24. It is of significance to note that the conceptual and contextual difference between Section 271(1) (c) and Section 276C of the IT Act was lost sight of in Dilip Shroff's case
(supra).
25. The Explanations appended to Section 272(1)(c) of the IT Act entirely indicates the element of strict liability on the assessee for concealment or for giving inaccurate particulars while filing return. The judgment in Dilp N. Shroof's case (supra) has not considered the effect and relevance of Section 276C of the I.T. Act. Object behind enactment of Section 271 (1)(e) read with Explanations indicate that the said section has been enacted to provide for a remedy for loss of revenue.

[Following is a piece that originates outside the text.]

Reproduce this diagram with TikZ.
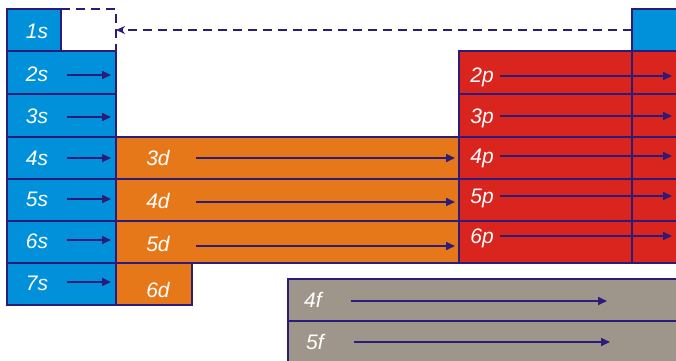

The penalty under that provision is a civil liability. Wilful concealment is not an essential ingredient for attracting civil liability as is the case in the matter of prosecution under Section 276C of the I.T. Act.
26. In Union Budget of 1996-97, Section 11AC of the Act was introduced. It has made the position clear that there is no scope for any discretion. In para 136 of the Union Budget reference has been made to the provision stating that the levy of penalty is a mandatory penalty. In the Notes on Clauses also the similar indication has been given.